Assumptions and conclusions made in the previous report about repairs and evacuations are fully confirmed in March. March experience shows that uninterrupted use of tanks in battle for several days does not allow for any thorough inspection of the tanks' technical condition and timely lubrication of its components, which leads to unnecessary wear on the tanks and mechanical breakdowns.

When tanks were removed from the brigade for service, the inspection of defects was often poor, and underestimated the amount of time needed to repair the tank. This led to low quality of repairs and rapid breakdowns of tanks.

There are not enough repair resources available. A repair company only has a small platoon of repair vehicles. Repair companies had to be reinforced with 20-25 specialists from Army repair bases and brigades sent from Leningrad factories. 

Actions in swampy forests require engineering units in order to place roads immediately after advancing infantry. Without these roads, the transportation of fuel, lubricants, and ammunition for uninterrupted supply of tanks is jeopardized. 

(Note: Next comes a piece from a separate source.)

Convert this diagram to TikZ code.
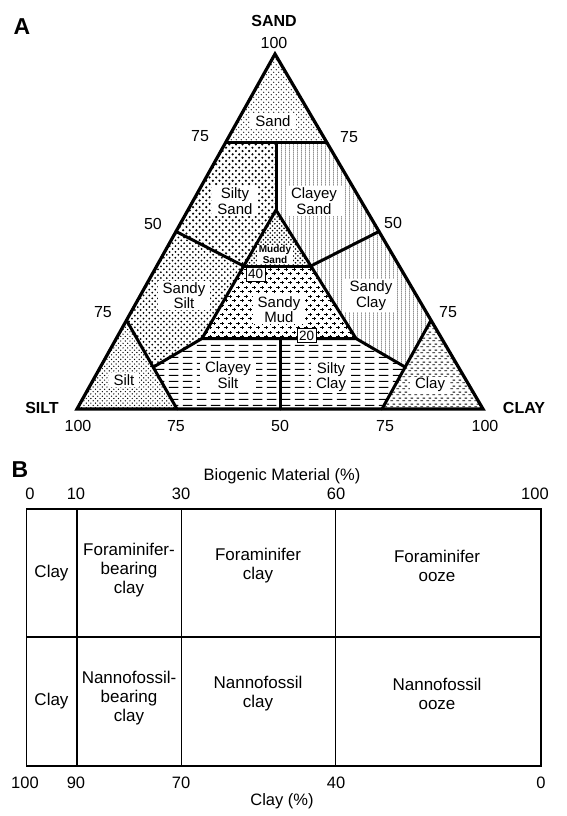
\documentclass[tikz,border=0pt]{standalone}
\usepackage{fontspec}
\setmainfont{Liberation Sans}
\usetikzlibrary{patterns}

\pgfdeclarepatternformonly{sandpat}{\pgfqpoint{-1pt}{-1pt}}{\pgfqpoint{6pt}{6pt}}{\pgfqpoint{5pt}{5pt}}{%
  \pgfpathcircle{\pgfqpoint{1.25pt}{1.25pt}}{0.7pt}%
  \pgfpathcircle{\pgfqpoint{3.75pt}{3.75pt}}{0.7pt}%
  \pgfusepath{fill}}
\pgfdeclarepatternformonly{siltpat}{\pgfqpoint{-1pt}{-1pt}}{\pgfqpoint{6pt}{6pt}}{\pgfqpoint{4.6pt}{4.6pt}}{%
  \pgfpathcircle{\pgfqpoint{1.15pt}{1.15pt}}{0.7pt}%
  \pgfpathcircle{\pgfqpoint{3.45pt}{3.45pt}}{0.7pt}%
  \pgfusepath{fill}}
\pgfdeclarepatternformonly{bigdots}{\pgfqpoint{-1pt}{-1pt}}{\pgfqpoint{8pt}{8pt}}{\pgfqpoint{6.6pt}{6.6pt}}{%
  \pgfpathcircle{\pgfqpoint{1.65pt}{1.65pt}}{1.2pt}%
  \pgfpathcircle{\pgfqpoint{4.95pt}{4.95pt}}{1.2pt}%
  \pgfusepath{fill}}
\pgfdeclarepatternformonly{meddots}{\pgfqpoint{-1pt}{-1pt}}{\pgfqpoint{7pt}{7pt}}{\pgfqpoint{5.8pt}{5.8pt}}{%
  \pgfpathcircle{\pgfqpoint{1.45pt}{1.45pt}}{1.0pt}%
  \pgfpathcircle{\pgfqpoint{4.35pt}{4.35pt}}{1.0pt}%
  \pgfusepath{fill}}
\pgfdeclarepatternformonly{muddots}{\pgfqpoint{-1pt}{-1pt}}{\pgfqpoint{6pt}{6pt}}{\pgfqpoint{4.6pt}{4.6pt}}{%
  \pgfpathcircle{\pgfqpoint{1.15pt}{1.15pt}}{0.9pt}%
  \pgfpathcircle{\pgfqpoint{3.45pt}{3.45pt}}{0.9pt}%
  \pgfusepath{fill}}
\pgfdeclarepatternformonly{vdots}{\pgfqpoint{0pt}{0pt}}{\pgfqpoint{4pt}{2.4pt}}{\pgfqpoint{4pt}{2.4pt}}{%
  \pgfpathrectangle{\pgfqpoint{1.6pt}{0.6pt}}{\pgfqpoint{0.8pt}{1.1pt}}%
  \pgfusepath{fill}}
\pgfdeclarepatternformonly{pluspat}{\pgfqpoint{-1pt}{-1pt}}{\pgfqpoint{9pt}{10pt}}{\pgfqpoint{8pt}{9pt}}{%
  \pgfsetlinewidth{0.9pt}%
  \pgfpathmoveto{\pgfqpoint{0.4pt}{2.25pt}}\pgfpathlineto{\pgfqpoint{3.6pt}{2.25pt}}%
  \pgfpathmoveto{\pgfqpoint{2pt}{0.65pt}}\pgfpathlineto{\pgfqpoint{2pt}{3.85pt}}%
  \pgfpathmoveto{\pgfqpoint{4.4pt}{6.75pt}}\pgfpathlineto{\pgfqpoint{7.6pt}{6.75pt}}%
  \pgfpathmoveto{\pgfqpoint{6pt}{5.15pt}}\pgfpathlineto{\pgfqpoint{6pt}{8.35pt}}%
  \pgfusepath{stroke}}
\pgfdeclarepatternformonly{hdash}{\pgfqpoint{0pt}{0pt}}{\pgfqpoint{14pt}{6pt}}{\pgfqpoint{14pt}{6pt}}{%
  \pgfsetlinewidth{1.2pt}%
  \pgfpathmoveto{\pgfqpoint{1pt}{3pt}}\pgfpathlineto{\pgfqpoint{11pt}{3pt}}%
  \pgfusepath{stroke}}
\pgfdeclarepatternformonly{claydash}{\pgfqpoint{0pt}{0pt}}{\pgfqpoint{6pt}{6pt}}{\pgfqpoint{6pt}{6pt}}{%
  \pgfsetlinewidth{1pt}%
  \pgfpathmoveto{\pgfqpoint{0.5pt}{1.5pt}}\pgfpathlineto{\pgfqpoint{3.5pt}{1.5pt}}%
  \pgfpathmoveto{\pgfqpoint{3pt}{4.5pt}}\pgfpathlineto{\pgfqpoint{6pt}{4.5pt}}%
  \pgfusepath{stroke}}

\tikzset{
  bnd/.style={line width=3pt, line join=round, line cap=round},
  lab/.style={fill=white, inner xsep=5pt, inner ysep=1.5pt, align=center,
    font=\fontsize{15}{15.5}\selectfont},
  msl/.style={fill=white, inner xsep=2pt, inner ysep=0.5pt, align=center,
    font=\fontsize{10}{10.7}\selectfont\bfseries},
  num/.style={font=\fontsize{16}{16}\selectfont, inner sep=0pt},
  corner/.style={font=\fontsize{16}{16}\selectfont\bfseries, inner sep=0pt},
  panel/.style={font=\fontsize{23}{23}\selectfont\bfseries, inner sep=0pt},
  valbox/.style={draw, fill=white, line width=0.9pt, inner sep=1pt,
    minimum width=19pt, minimum height=14pt, font=\fontsize{13.5}{13.5}\selectfont},
  cell/.style={align=center, inner sep=0pt, font=\fontsize{17}{19}\selectfont},
  bnum/.style={font=\fontsize{16.5}{16.5}\selectfont, inner sep=0pt},
  grid/.style={line width=1.6pt}
}

\begin{document}
\begin{tikzpicture}[x=1pt, y=-1pt]
\useasboundingbox (0,0) rectangle (567,816);

% ---------- key points of the ternary diagram ----------
\coordinate (L) at (77,409);
\coordinate (R) at (483,409);
\coordinate (T) at (275,54);
\coordinate (SL75) at (225.5,142.75);
\coordinate (SR75) at (327,142.75);
\coordinate (V75) at (276,142.75);
\coordinate (P) at (276,210);
\coordinate (SL50) at (176,231.5);
\coordinate (SR50) at (379,231.5);
\coordinate (L40) at (243.7,266);
\coordinate (R40) at (310.9,266);
\coordinate (L20) at (202,338.5);
\coordinate (R20) at (356,338.5);
\coordinate (M20) at (280,338.5);
\coordinate (MB) at (280,409);
\coordinate (SL25) at (126.5,320.25);
\coordinate (SR25) at (431,320.25);
\coordinate (Q1) at (153.5,367);
\coordinate (Q2) at (405,367);
\coordinate (B25) at (177,409);
\coordinate (B75) at (382,409);

% ---------- region fills ----------
\fill[pattern=sandpat] (T) -- (SL75) -- (SR75) -- cycle;
\fill[pattern=bigdots] (SL75) -- (V75) -- (P) -- (L40) -- (SL50) -- cycle;
\fill[pattern=vdots] (V75) -- (SR75) -- (SR50) -- (R40) -- (P) -- cycle;
\fill[pattern=muddots] (P) -- (L40) -- (R40) -- cycle;
\fill[pattern=pluspat] (L40) -- (R40) -- (R20) -- (L20) -- cycle;
\fill[pattern=meddots] (SL50) -- (L40) -- (L20) -- (Q1) -- (SL25) -- cycle;
\fill[pattern=vdots] (SR50) -- (SR25) -- (Q2) -- (R20) -- (R40) -- cycle;
\fill[pattern=hdash] (Q1) -- (L20) -- (M20) -- (MB) -- (B25) -- cycle;
\fill[pattern=hdash] (M20) -- (R20) -- (Q2) -- (B75) -- (MB) -- cycle;
\fill[pattern=siltpat] (L) -- (SL25) -- (Q1) -- (B25) -- cycle;
\fill[pattern=claydash] (R) -- (SR25) -- (Q2) -- (B75) -- cycle;

% ---------- boundaries ----------
\draw[bnd] (SL75) -- (SR75);
\draw[bnd] (V75) -- (P);
\draw[bnd] (P) -- (L20);
\draw[bnd] (P) -- (R20);
\draw[bnd] (L40) -- (R40);
\draw[bnd] (SL50) -- (L40);
\draw[bnd] (SR50) -- (R40);
\draw[bnd] (Q1) -- (L20) -- (R20) -- (Q2);
\draw[bnd] (M20) -- (MB);
\draw[bnd] (SL25) -- (B25);
\draw[bnd] (SR25) -- (B75);
\draw[line width=3.2pt, line join=miter] (L) -- (T) -- (R) -- cycle;

% ---------- region labels ----------
\node[lab] (lsand) at (273,121) {Sand};
\node[lab] (lsiltysand) at (235,201) {Silty\\Sand};
\node[lab] (lclayeysand) at (314,201) {Clayey\\Sand};
\node[msl] (lmuddysand) at (275,254.5) {Muddy\\Sand};
\node[lab] (lsandymud) at (279,309.5) {Sandy\\Mud};
\node[lab] (lsandysilt) at (184,295.5) {Sandy\\Silt};
\node[lab] (lsandyclay) at (371,295.5) {Sandy\\Clay};
\node[lab] (lsilt) at (124,380) {Silt};
\node[lab] (lclayeysilt) at (228,375) {Clayey\\Silt};
\node[lab] (lsiltyclay) at (331,377) {Silty\\Clay};
\node[lab] (lclay) at (430,385) {Clay};
\node[valbox] (v40) at (255.7,274) {40};
\node[valbox] (v20) at (306.7,335.5) {20};

% ---------- axis labels ----------
\node[panel] (pa) at (22,27) {A};
\node[corner] (csand) at (274,21) {SAND};
\node[num] (n100t) at (274,42.5) {100};
\node[num] (n75l) at (200,136) {75};
\node[num] (n75r) at (349,137) {75};
\node[num] (n50l) at (153,224) {50};
\node[num] (n50r) at (393,223) {50};
\node[num] (n75ll) at (103,312) {75};
\node[num] (n75rr) at (448,312) {75};
\node[corner] (csilt) at (42,408) {SILT};
\node[corner] (cclay) at (524,408) {CLAY};
\node[num] (nb1) at (78,426) {100};
\node[num] (nb2) at (176,426) {75};
\node[num] (nb3) at (280,426) {50};
\node[num] (nb4) at (385,426) {75};
\node[num] (nb5) at (485,426) {100};

% ---------- panel B ----------
\node[panel] (pb) at (20,470) {B};
\node[bnum] (bio) at (282,476) {Biogenic Material (\%)};
\node[bnum] (t0) at (30,493.5) {0};
\node[bnum] (t10) at (76,493.5) {10};
\node[bnum] (t30) at (181,493.5) {30};
\node[bnum] (t60) at (336,493.5) {60};
\node[bnum] (t100) at (535,493.5) {100};

\coordinate (bTL) at (26.5,509);
\coordinate (bBR) at (541,766);
\draw[grid] (bTL) rectangle (bBR);
\draw[grid] (26.5,637) coordinate (mL) -- (541,637) coordinate (mR);
\draw[grid] (77,509) coordinate (c1t) -- (77,766) coordinate (c1b);
\draw[grid] (181.5,509) coordinate (c2t) -- (181.5,766) coordinate (c2b);
\draw[grid] (335.5,509) coordinate (c3t) -- (335.5,766) coordinate (c3b);

\node[cell] (r1a) at (51.5,573) {Clay};
\node[cell] (r1b) at (129,570) {Foraminifer-\\bearing\\clay};
\node[cell] (r1c) at (258,566) {Foraminifer\\clay};
\node[cell] (r1d) at (437,566) {Foraminifer\\ooze};
\node[cell] (r2a) at (51.5,701) {Clay};
\node[cell] (r2b) at (129,698) {Nannofossil-\\bearing\\clay};
\node[cell] (r2c) at (258,694) {Nannofossil\\clay};
\node[cell] (r2d) at (437,694) {Nannofossil\\ooze};

\node[bnum] (u100) at (25,783) {100};
\node[bnum] (u90) at (76,783) {90};
\node[bnum] (u70) at (181,783) {70};
\node[bnum] (u40) at (336,783) {40};
\node[bnum] (u0) at (541,783) {0};
\node[bnum] (clayp) at (282,801) {Clay (\%)};
\end{tikzpicture}
\end{document}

The political and morale condition of the tank crews and unit in general is high. Crews had to fight for days with little sleep or no sleep, spending nights among the infantry where they had to resupply their tank and, if possible, perform a technical inspection. Breaks of 3-5 days in the fighting did not give any rest to the tank crews, which had to work to restore their vehicles. Despite these difficult conditions, there were no cases of low morale or cowardice. The personnel act bravely and decisively, show initiative, and cause large losses to the enemy, leading to the failure of his defensive lines (Konduya, Shala, Zenino) and our units' successfully progress forward."